Some previous posts

I’ve written a number of posts on the issue of intelligence oversight on a range of different blogs so this would seem like an appropriate moment to draw them together.

In July 2011, I wrote a short piece on reform of the ISC for the University of Lincoln expert comment blog, following the publication of the first annual report of the committee since the 2010 general election. The ISC report included significant proposals for reform of the status and powers of the committee, which were all the more remarkable given that our research indicated that the principal barrier to reform of the ISC until that point had been the ISC itself. The reforms were subsequently brought forward as part of the Justice and Security Act.

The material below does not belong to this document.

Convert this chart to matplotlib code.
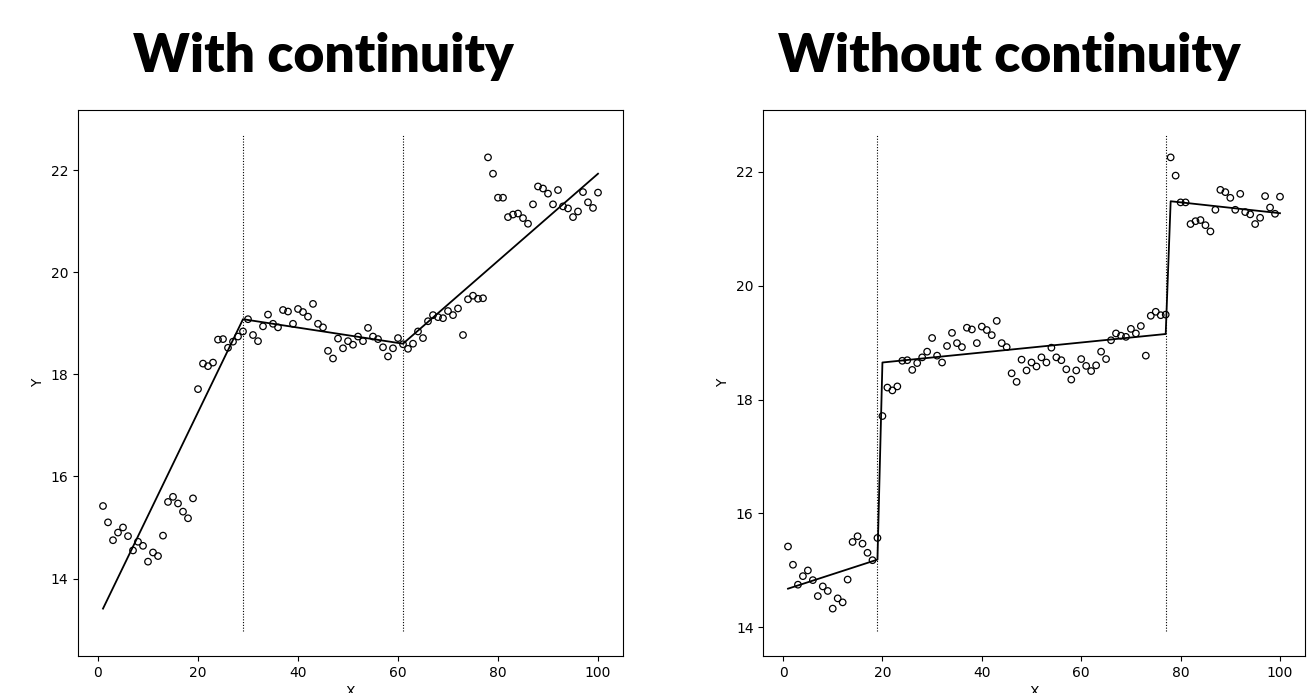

As part of the process of reforming the way in which the ISC operates the committee decided for the first time to take some evidence in public. The first public evidence session of the Intelligence and Security Committee in November 2013 generated considerable attention, as the heads of the three intelligence and security agencies appeared before the committee. I wrote this post for the Political Studies Association blog on the day of the first session. Following the evidence session, I wrote a brief review on the Democratic Audit blog in which I argued that while the session was symbolically important it provided little in the way of substantive scrutiny and would need to evolve in future. Hugh contributed to this Democratic Audit panel of experts post on the need for further reform of the ISC.

This short post from my Who Runs Britain? blog is a response to an article in The Guardian in which the former Cabinet Minister, Chris Huhne, complained that intelligence issues were rarely discussed in Cabinet. In this short post I suggest that this is not unusual or new.

In a somewhat related, but less consequential post, in 2011 I wrote a post for the University of Lincoln expert comment blog marking the end of the TV drama Spooks, in which I questioned whether the the real intelligence and security agencies would welcome the end of a programme which often showed the agencies going beyond the law, but which also portrayed them as highly effective and technologically advanced.